Before ending this episode, I’ll try to briefly explain how transistors work. You know a little of how they’re made now and how they can amplify or saturate signals but how does this actually work? What is it about these positive or negative doped sections of silicon?

The secret comes down to the junctions between the positive and negative sections. This is called the PN junction. A transistor has two junctions. I’ll just explain how a single junction works here. If you apply a positive voltage to the P side of a PN junction, then because similar charges repel each other, it will cause the charge inside the P section to spread out. The important point is that the charge is pushed towards the junction line. And applying a negative voltage to the N side has the same effect inside the N section with the charge also being pushed towards the junction.
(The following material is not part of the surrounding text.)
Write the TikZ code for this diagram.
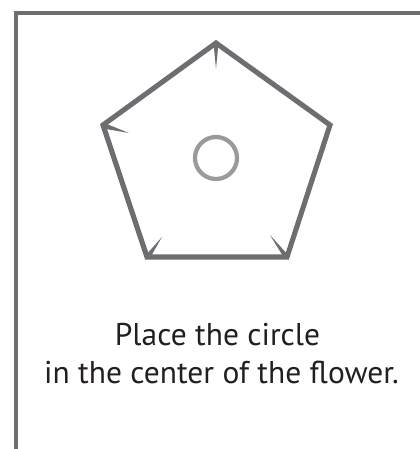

When this happens, then current can flow through the PN junction because there’s a continuous path of charge carriers across the entire PN junction.

What happens if you reverse the voltages? By applying a negative voltage to the P side, it has the effect of attracting the charge inside the P section toward the negative voltage. And by applying a positive voltage to the N side, the same thing happens. The result is a gap along the PN junction where the charge has been pulled away. Current can’t flow through the silicon when there’s no extra or missing electrons to carry the charge.

The reason silicon is called a semiconductor is because the impurities can have their charge carriers moved around based on voltages applied resulting in an increase of decrease in the conductivity. Sometimes it’ll conduct and sometimes it’ll insulate. Just like turning a switch on or off.